Jetzt, Schätzchen, jetzt sind wir allein,
wir können vertraulich nun plaudern.
so sollte es sein: [MP3-Zitat]

Ich fühle mich wie im Kabarett – da stehen ein Dutzend Leute auf der Bühne, und er singt, sie wären zu zweit.
Dann Marzeline alias Robin Johannsen. Sie war auch sehr gut. Sowohl vom Gesang, als auch von der Darstellung. Um es etwas überspitzt zu sagen, diese zwei haben mich davon abgehalten, nicht vorzeitig den Saal zu verlassen.

Weiter!
Noch ein bisschen Rocco alias James Moellenhoff – man merkt es eben, dass deutsch nicht ihre Muttersprache ist – die Fähigkeit, Emotionen durch Betonung auszudrücken ist sicherlich das schwerste am Erlernen einer Sprache, und das Deutsche ist da so Facettenreich, bietet so viele Möglichkeiten -, dann endlich kommt Fidelio alias Leonore alias Amanda Mace. Vom Gesang her OK, aber das schauspielerische! Es gibt eine Szene (siehe Beispiel) – da war nichts, rein gar nichts von Emotionen zu hören. Auch hier wieder: es ist kein Vorwurf, das Amanda aus den USA kommt, aber bei einem solchen Stück ist sie fehlbesetzt.
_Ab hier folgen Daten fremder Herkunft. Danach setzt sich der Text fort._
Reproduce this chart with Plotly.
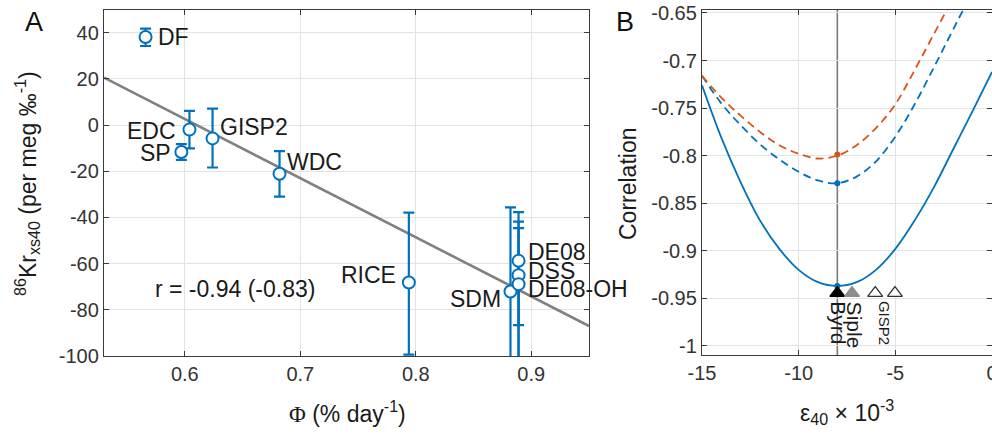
import plotly.graph_objects as go

# ---------------- data: panel A ----------------
sites = ["DF", "EDC", "SP", "GISP2", "WDC", "RICE", "SDM", "DE08", "DSS", "DE08-OH"]
phi = [0.566, 0.604, 0.597, 0.624, 0.682, 0.794, 0.882, 0.889, 0.889, 0.889]
kr_xs = [38.1, -2.0, -11.7, -5.8, -21.1, -68.2, -72.1, -58.8, -65.0, -68.9]
err_plus = [3.6, 8.1, 3.4, 12.9, 9.8, 30.3, 36.4, 21.1, 20.4, 27.1]
err_minus = [3.9, 8.1, 3.4, 12.6, 9.9, 31.2, 36.4, 45.0, 21.6, 35.0]
fit_slope = -256.0
fit_intercept = 156.2
r_text = "r = -0.94 (-0.83)"

# ---------------- data: panel B ----------------
eps = [-15, -14, -13, -12, -11, -10, -9, -8, -7, -6, -5, -4, -3, -2, -1, 0]
corr_solid = [-0.726, -0.781, -0.828, -0.868, -0.898, -0.920, -0.933, -0.937,
              -0.933, -0.920, -0.898, -0.868, -0.833, -0.793, -0.753, -0.712]
eps_dash_blue = [-15, -14, -13, -12, -11, -10, -9, -8, -7, -6, -5, -4, -3, -2, -1]
corr_dash_blue = [-0.716, -0.745, -0.768, -0.788, -0.804, -0.817, -0.826, -0.829,
                  -0.822, -0.806, -0.780, -0.746, -0.707, -0.667, -0.627]
eps_dash_orange = [-15, -14, -13, -12, -11, -10, -9, -8, -7, -6, -5, -4, -3, -2]
corr_dash_orange = [-0.716, -0.739, -0.758, -0.775, -0.789, -0.798, -0.803, -0.800,
                    -0.789, -0.771, -0.746, -0.710, -0.672, -0.634]
eps_best = -8.0
best_solid = -0.937
best_dash_blue = -0.829
best_dash_orange = -0.7988
station_names = ["Byrd", "Siple", "GISP2", ""]
station_eps = [-8.0, -7.24, -6.04, -5.02]
station_level = -0.9445

# tick labels
a_xticks = [0.6, 0.7, 0.8, 0.9]
a_yticks = [-100, -80, -60, -40, -20, 0, 20, 40]
b_xticks = [-15, -10, -5, 0]
b_yticks = [-1, -0.95, -0.9, -0.85, -0.8, -0.75, -0.7, -0.65]

# ---------------- style / layout ----------------
BLUE = "#0072BD"
ORANGE = "#D95319"
AXC = "#3a3a3a"
GRID = "#e3e3e3"
FONT = "Liberation Sans, Arial, sans-serif"
A_XRANGE = [0.53, 0.95]
A_YRANGE = [-100, 50]
B_XRANGE = [-15, 0]
B_YRANGE = [-1.0095, -0.6464]

W, H = 992, 438


def fx(px):
    return px / W


def fy(py):
    return 1 - py / H


def fmt(v):
    return "%g" % v


fig = go.Figure()

fig.add_trace(go.Scatter(
    x=A_XRANGE, y=[fit_intercept + fit_slope * v for v in A_XRANGE],
    mode="lines", line=dict(color="#808080", width=2.6),
    xaxis="x", yaxis="y", hoverinfo="skip", showlegend=False))

fig.add_trace(go.Scatter(
    x=phi, y=kr_xs, mode="markers",
    error_y=dict(type="data", symmetric=False, array=err_plus, arrayminus=err_minus,
                 color=BLUE, thickness=2.2, width=5.5),
    marker=dict(size=12, color="white", line=dict(color=BLUE, width=2)),
    xaxis="x", yaxis="y", showlegend=False))

fig.add_trace(go.Scatter(x=eps, y=corr_solid, mode="lines",
                         line=dict(color=BLUE, width=1.8, shape="spline", smoothing=1.0),
                         xaxis="x2", yaxis="y2", showlegend=False))
fig.add_trace(go.Scatter(x=eps_dash_blue, y=corr_dash_blue, mode="lines",
                         line=dict(color=BLUE, width=1.8, dash="8px,5px", shape="spline", smoothing=1.0),
                         xaxis="x2", yaxis="y2", showlegend=False))
fig.add_trace(go.Scatter(x=eps_dash_orange, y=corr_dash_orange, mode="lines",
                         line=dict(color=ORANGE, width=1.8, dash="8px,5px", shape="spline", smoothing=1.0),
                         xaxis="x2", yaxis="y2", showlegend=False))
fig.add_trace(go.Scatter(x=[eps_best, eps_best, eps_best],
                         y=[best_solid, best_dash_blue, best_dash_orange], mode="markers",
                         marker=dict(size=6, color=[BLUE, BLUE, ORANGE]),
                         xaxis="x2", yaxis="y2", showlegend=False))
fig.add_trace(go.Scatter(x=station_eps, y=[station_level] * len(station_eps), mode="markers",
                         marker=dict(symbol="triangle-up", size=13,
                                     color=["black", "#8c8c8c", "white", "white"],
                                     line=dict(color=["black", "#8c8c8c", "#333333", "#333333"], width=1.3)),
                         xaxis="x2", yaxis="y2", showlegend=False))

fig.add_shape(type="line", x0=eps_best, x1=eps_best, xref="x2", y0=0, y1=1, yref="y2 domain",
              line=dict(color="#7a7a7a", width=1.6), layer="below")

annotations = []
label_style = {
    "DF": dict(xanchor="left", xshift=11, yshift=0),
    "EDC": dict(xanchor="right", xshift=-12, yshift=-1),
    "SP": dict(xanchor="right", xshift=-9, yshift=-1),
    "GISP2": dict(xanchor="left", xshift=6, yshift=11),
    "WDC": dict(xanchor="left", xshift=6, yshift=12),
    "RICE": dict(xanchor="right", xshift=-12, yshift=8),
    "SDM": dict(xanchor="right", xshift=-8, yshift=-7),
    "DE08": dict(xanchor="left", xshift=8, yshift=9),
    "DSS": dict(xanchor="left", xshift=8, yshift=4),
    "DE08-OH": dict(xanchor="left", xshift=8, yshift=-5),
}
for name, xv, yv in zip(sites, phi, kr_xs):
    st = label_style[name]
    annotations.append(dict(x=xv, y=yv, xref="x", yref="y", text=name, showarrow=False,
                            xanchor=st["xanchor"], yanchor="middle", xshift=st["xshift"],
                            yshift=st["yshift"], borderpad=0,
                            font=dict(size=23, color="#1a1a1a", family=FONT)))
annotations.append(dict(x=0.6434, y=-71, xref="x", yref="y", text=r_text, showarrow=False,
                        xanchor="center", yanchor="middle",
                        font=dict(size=23, color="#1a1a1a", family=FONT)))

station_font = [21, 21, 15, 15]
station_shift = [1, 2, 10, 0]
for name, xv, fs, sh in zip(station_names, station_eps, station_font, station_shift):
    if not name:
        continue
    annotations.append(dict(x=xv, y=station_level, xref="x2", yref="y2", text=name, showarrow=False,
                            textangle=90, xanchor="center", yanchor="top", xshift=sh, yshift=-7,
                            borderpad=0, font=dict(size=fs, color="#1a1a1a", family=FONT)))

annotations += [
    dict(x=fx(27), y=fy(184), xref="paper", yref="paper", showarrow=False, textangle=-90,
         text="<sup>86</sup>Kr<sub>xs40</sub> (per meg ‰<sup>-1</sup>)",
         font=dict(size=23, color="#1a1a1a", family=FONT), xanchor="center", yanchor="middle"),
    dict(x=fx(347), y=fy(412), xref="paper", yref="paper", showarrow=False,
         text="<span style=\"font-family:'Liberation Serif', serif\">Φ</span> (% day<sup>-1</sup>)",
         font=dict(size=23, color="#1a1a1a", family=FONT), xanchor="center", yanchor="middle"),
    dict(x=fx(628), y=fy(184), xref="paper", yref="paper", showarrow=False, textangle=-90,
         text="Correlation", font=dict(size=23, color="#1a1a1a", family=FONT),
         xanchor="center", yanchor="middle"),
    dict(x=fx(847), y=fy(412), xref="paper", yref="paper", showarrow=False,
         text="ε<sub>40</sub> × 10<sup>-3</sup>", font=dict(size=23, color="#1a1a1a", family=FONT),
         xanchor="center", yanchor="middle"),
    dict(x=fx(34), y=fy(22), xref="paper", yref="paper", showarrow=False, text="A",
         font=dict(size=27, color="#111111", family=FONT), xanchor="center", yanchor="middle"),
    dict(x=fx(625), y=fy(22), xref="paper", yref="paper", showarrow=False, text="B",
         font=dict(size=27, color="#111111", family=FONT), xanchor="center", yanchor="middle"),
]

axis_common = dict(showgrid=True, gridcolor=GRID, gridwidth=1, zeroline=False,
                   showline=True, linecolor=AXC, linewidth=1.3, mirror="ticks",
                   ticks="inside", ticklen=5, tickwidth=1.2, tickcolor=AXC,
                   automargin=False, ticklabeloverflow="allow",
                   tickfont=dict(size=20, color="#333333", family=FONT))

fig.update_layout(
    width=W, height=H,
    margin=dict(l=0, r=0, t=0, b=0, pad=0, autoexpand=False),
    paper_bgcolor="white", plot_bgcolor="white",
    showlegend=False,
    annotations=annotations,
    xaxis=dict(domain=[fx(104), fx(589)], range=A_XRANGE, anchor="y",
               tickvals=a_xticks, ticktext=[fmt(v) for v in a_xticks], **axis_common),
    yaxis=dict(domain=[fy(356), fy(9.5)], range=A_YRANGE, anchor="x",
               tickvals=a_yticks, ticktext=[fmt(v) for v in a_yticks], **axis_common),
    xaxis2=dict(domain=[fx(702), 1.0], range=B_XRANGE, anchor="y2",
                tickvals=b_xticks, ticktext=[fmt(v) for v in b_xticks], **axis_common),
    yaxis2=dict(domain=[fy(355), fy(9.5)], range=B_YRANGE, anchor="x2",
                tickvals=b_yticks, ticktext=[fmt(v) for v in b_yticks], **axis_common),
)

# remove the default 8px page margin so the figure fills the window exactly
fig.write_html("out.html", config={"displayModeBar": False},
               post_script="document.body.style.margin='0';document.body.style.overflow='hidden';")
Es ist schon lange her, daß er gefangen ist?
[Rocco] Es ist schon über zwei Jahre.
Zwei Jahre, sagt ihr? Er muß ein großer Verbrecher sein!
….
Warum denn nicht, ich habe Mut und Kraft!
so sollte es sein: [MP3-Zitat]

Ähmm, warum das Publikum so aufdringlich applaudieren musste – ja, sie haben sogar zwischendurch in das Orchester-Passagen hineinapplaudiert – blieb mir wieder einmal verborgen. Mir war eher nach Buhrufen. Früher waren die Leute, glaube ich, kritischer.